Step 3: Addition of the First and the Second Additives

The first and the second additives are separately added to the mixture prepared in step 2. These additives have properties that enable them to convert sound energy into heat energy, which is dissipated throughout the pores present in the foam structure of the composite that will be prepared.

Step 4: Vigorous Mixing

The mixture of polyol solution, melted recycled polymers, and nanofillers is vigorously mixed. A stirring speed of 600-1000 rpm is employed to ensure thorough blending and uniform distribution of all the components.

Step 5: Addition of Isothiocyanate Solution

After complete and uniform mixing in step 4, an isothiocyanate solution is added to the mixture. This solution acts as a cross-linking agent for the polyurethane foam formation.

Step 6: Formation of Polyurethane Foam

The mixture is continuously stirred after the addition of the isothiocyanate solution. Within 30 seconds, the polyurethane foam starts to form instantly due to the reaction between the polyol and isothiocyanate. The foam is allowed to cool at room temperature until it is completely dried.

The resulting polyurethane foam composite exhibits a foam structure with low density, high porosity, and high surface area.

FIGS. 11a and 11b are SEM images of different additives dispersed inside the composite.

Although the specification does not exhaustively describe the processing parameters for all

possible materials suitable for the present invention, one shall understand that those commonly known processing parameters for all said possible materials are also within the disclosure of the present invention.

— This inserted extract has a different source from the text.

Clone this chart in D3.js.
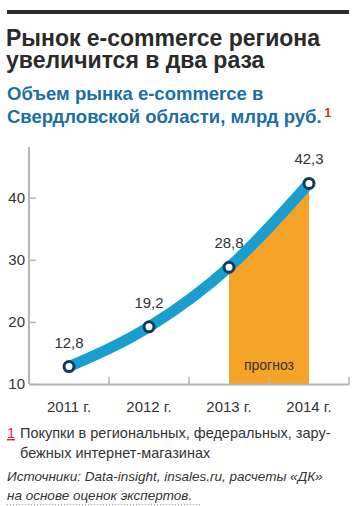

Experimental study indicates that the concentration of the second polymer exerts influence on the foam density and the pore size of the composite of the present invention. Experimental study indicates that the lower the concentration of the second polymer, the better the foam density and the better the pore size distribution, leading to the better acoustic absorption property. On the contrary, higher concentration of the second polymer leads to rigid foam structure thus disrupting the pore size. The first additive provides better structural and mechanical properties. The second additive provides better acoustic properties due to its flexibility at the molecular level.

The present invention provides a sustainable and high-performance foam formulation that addresses the need for environmentally friendly materials in various industries. The use of recycled polymers and biodegradable nanofillers reduces the environmental impact of the foam formulation, while also contributing to the fight against climate change, global warming, and pollution worldwide. The foam formulation is also cost-effective and can be used in a wide range of commercial applications, making it a promising innovation for the future.

The description of the above embodiments is only used to help understanding the method and core idea of the present invention. For those of ordinary skill in the art, without departing from the principle of the present invention, several improvements and modifications can be made to the present invention, and these improvements and modifications also fall within the protection scope of the claims of the present invention. Various modifications to these embodiments are obvious to those skilled in the art, and the general principles defined herein can be implemented in other embodiments without departing from the spirit or scope of the present invention. Therefore, the present invention will not be limited to the embodiments shown in this document but should conform to the widest scope consistent with the principles and novel features disclosed in this document and their equivalents.